CLAW’s date a dog success

His paws just reach the top of the play pen. His eyes peering up as hands reach down and stroke his silky soft coat. His eyes close in delight. His pen mates scatter to nearby reaching hands, seeking their own attention. A lead clips onto his collar and his eyes pop open, tail wagging in excitement. Time for a date!

CLAW, IFAW’s Johannesburg based community animal project, is at the forefront of creative adoption techniques. Based as it is in Durban Deep, Roodepoort an area frequently plagued by civic unrest, potential adopters either feel uncomfortable driving out to the  project, or just find it too far out to drive to. This has resulted in some creative tactics to counter these problems.

CLAW has participated in the Linden Market three times with great success. The “Date-a-Dog” concept was brought to CLAW by Karen Carr and is sponsored by Benji+Moon, an online shop selling artisan-crafted products for dogs and cats. Karen is no stranger to dog adopting, having adopted Maggie, a dog rescued by CLAW from a dog fighting ring.

The idea is that potential adopters and adoptees can meet in a social atmosphere. “Date-a-Dog” has been phenomenally successful, with all the CLAW dogs “dated” at the first market being adopted and substantial sums of money being raised for CLAW’s vital work to provide veterinary services in some of South Africa’s most marginalised communities.

The market is advertised weeks in advance and potential adopters are encouraged to contact CLAW so a home inspection can be conducted prior to the market. Those that do not have pre-clearance are subject to a home inspection within days of the market to check on the suitability of the environment for the needs of their chosen dog.

“If people cannot get to CLAW, we will bring CLAW to them” says CLAW vet nurse Jennifer Gerner, who is also the adoptions manager. This past weekend the CLAW booth drew large crowds with many people enquiring if the dogs were rescues and if the dogs were for “sale” or “adoption”. “It is great to see people asking these questions” says CLAW vet nurse Angela Voyiatzakis.
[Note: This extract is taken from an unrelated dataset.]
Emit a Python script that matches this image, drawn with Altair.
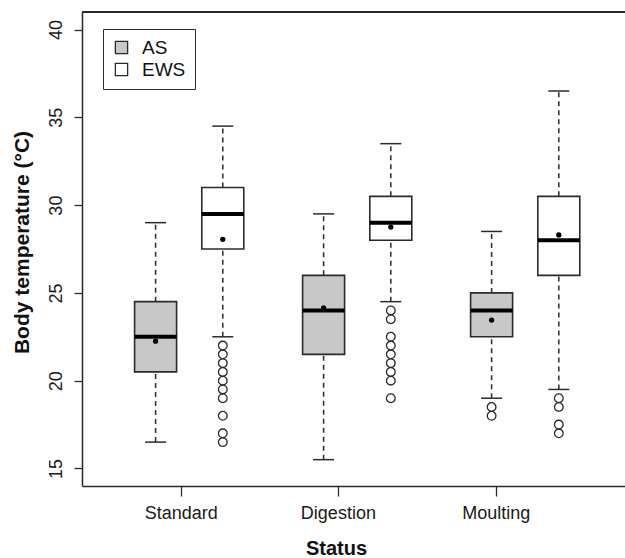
import altair as alt
import pandas as pd

# ---- data ----
box_group = ["Standard", "Standard", "Digestion", "Digestion", "Moulting", "Moulting"]
box_series = ["AS", "EWS", "AS", "EWS", "AS", "EWS"]
box_pos = [1.0, 1.8, 3.0, 3.8, 5.0, 5.8]
whisker_low = [16.5, 22.5, 15.5, 24.5, 19.0, 19.5]
q1 = [20.5, 27.5, 21.5, 28.0, 22.5, 26.0]
median = [22.5, 29.5, 24.0, 29.0, 24.0, 28.0]
q3 = [24.5, 31.0, 26.0, 30.5, 25.0, 30.5]
whisker_high = [29.0, 34.5, 29.5, 33.5, 28.5, 36.5]
means = [22.25, 28.05, 24.15, 28.75, 23.45, 28.3]

out_standard_ews = [22.0, 21.5, 21.0, 20.5, 20.0, 19.5, 19.0, 18.0, 17.0, 16.5]
out_digestion_ews = [24.0, 23.5, 22.5, 22.0, 21.5, 21.0, 20.5, 20.0, 19.0]
out_moulting_as = [18.5, 18.0]
out_moulting_ews = [19.0, 18.5, 17.5, 17.0]

tick_positions = [1.3, 3.17, 5.05]
tick_labels = ["Standard", "Digestion", "Moulting"]

W, H = 543, 474
FONT = "Liberation Sans"
LINE = "#2b2b2b"

boxes = pd.DataFrame({
    "group": box_group, "series": box_series, "pos": box_pos,
    "lo": whisker_low, "q1": q1, "med": median, "q3": q3,
    "hi": whisker_high, "mean": means,
})

whisk = pd.concat([
    pd.DataFrame({"pos": box_pos, "a": q3, "b": whisker_high}),
    pd.DataFrame({"pos": box_pos, "a": whisker_low, "b": q1}),
])
caps = pd.concat([
    pd.DataFrame({"pos": box_pos, "v": whisker_high}),
    pd.DataFrame({"pos": box_pos, "v": whisker_low}),
])

outl = pd.concat([
    pd.DataFrame({"pos": box_pos[1], "v": out_standard_ews}),
    pd.DataFrame({"pos": box_pos[3], "v": out_digestion_ews}),
    pd.DataFrame({"pos": box_pos[4], "v": out_moulting_as}),
    pd.DataFrame({"pos": box_pos[5], "v": out_moulting_ews}),
])

label_expr = ("datum.value < 2 ? '%s' : datum.value < 4 ? '%s' : '%s'"
              % tuple(tick_labels))

xscale = alt.Scale(domain=[0.124, 6.588], nice=False, zero=False)
yscale = alt.Scale(domain=[14, 41], nice=False, zero=False)

x_axis = alt.Axis(values=tick_positions, labelExpr=label_expr, title="Status",
                  grid=False, tickSize=10, tickWidth=1.3, tickColor=LINE,
                  domainColor=LINE, domainWidth=1.5,
                  labelFontSize=18, labelPadding=8, labelColor="#1a1a1a",
                  labelFont=FONT, titleFont=FONT, titleFontSize=20,
                  titleFontWeight="bold", titleX=254, titleY=62,
                  titleBaseline="middle", titleAlign="center", titleColor="#111")
y_axis = alt.Axis(values=[15, 20, 25, 30, 35, 40], title="Body temperature (°C)",
                  grid=False, tickSize=8, tickWidth=1.3, tickColor=LINE,
                  domainColor=LINE, domainWidth=1.5,
                  labelAngle=270, labelAlign="center", labelBaseline="bottom",
                  labelFontSize=18, labelPadding=9, labelColor="#1a1a1a",
                  labelFont=FONT, titleFont=FONT, titleFontSize=21,
                  titleFontWeight="bold", titleAngle=270, titleX=-60, titleY=230,
                  titleBaseline="middle", titleAlign="center", titleColor="#111")

whisker_layer = alt.Chart(whisk).mark_rule(
    color=LINE, strokeWidth=1.5, strokeDash=[5, 4]
).encode(
    x=alt.X("pos:Q", scale=xscale, axis=x_axis),
    y=alt.Y("a:Q", scale=yscale, axis=y_axis),
    y2="b:Q",
)

cap_layer = alt.Chart(caps).mark_rule(color=LINE, strokeWidth=1.5).transform_calculate(
    l="datum.pos - 0.125", r="datum.pos + 0.125"
).encode(
    x=alt.X("l:Q", scale=xscale),
    x2="r:Q",
    y=alt.Y("v:Q", scale=yscale),
)

box_layer = alt.Chart(boxes).mark_rect(stroke=LINE, strokeWidth=1.6).transform_calculate(
    l="datum.pos - 0.25", r="datum.pos + 0.25"
).encode(
    x=alt.X("l:Q", scale=xscale),
    x2="r:Q",
    y=alt.Y("q1:Q", scale=yscale),
    y2="q3:Q",
    fill=alt.Fill("series:N",
                  scale=alt.Scale(domain=["AS", "EWS"], range=["#c8c8c8", "#ffffff"]),
                  legend=alt.Legend(title=None, orient="none", legendX=21, legendY=17,
                                    symbolType="square", symbolSize=150,
                                    symbolStrokeColor=LINE, symbolStrokeWidth=1.3,
                                    labelFontSize=19, labelFont=FONT, labelColor="#111",
                                    labelOffset=11, strokeColor=LINE, fillColor="white",
                                    padding=9, rowPadding=2)),
)

median_layer = alt.Chart(boxes).mark_rule(color="#000", strokeWidth=4).transform_calculate(
    l="datum.pos - 0.25", r="datum.pos + 0.25"
).encode(
    x=alt.X("l:Q", scale=xscale),
    x2="r:Q",
    y=alt.Y("med:Q", scale=yscale),
)

mean_layer = alt.Chart(boxes).mark_point(
    filled=True, color="#000", size=28, opacity=1, shape="circle"
).encode(
    x=alt.X("pos:Q", scale=xscale),
    y=alt.Y("mean:Q", scale=yscale),
)

out_layer = alt.Chart(outl).mark_point(
    shape="circle", filled=False, color=LINE, strokeWidth=1.3, size=75, opacity=1
).encode(
    x=alt.X("pos:Q", scale=xscale),
    y=alt.Y("v:Q", scale=yscale),
)

# top edge of the plot frame (the reference's frame runs off the right edge)
top_edge = alt.Chart(boxes).mark_rule(color=LINE, strokeWidth=1.5).encode(
    x=alt.value(0), x2=alt.value(W), y=alt.value(0)
)

chart = alt.layer(
    whisker_layer, cap_layer, box_layer, median_layer, mean_layer, out_layer, top_edge
).properties(
    width=W, height=H,
    autosize=alt.AutoSizeParams(type="none"),
    padding={"left": 82, "top": 12, "right": 0, "bottom": 72},
    background="white",
).configure_view(stroke=None)

chart.save("out.html", embed_options={"renderer": "svg", "actions": False})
This shows mindful adoption and is important in encouraging responsible pet ownership.

As the day drew to an end, emotions became evident in the CLAW staff and volunteers, as the reality of having to take those dogs that had not been adopted back to the project premises became real again.

“All of these dogs should have a home of their own, chasing balls and being able to sleep on someone’s lap,” said Jennifer wistfully looking on a pen of hopeful wagging tails.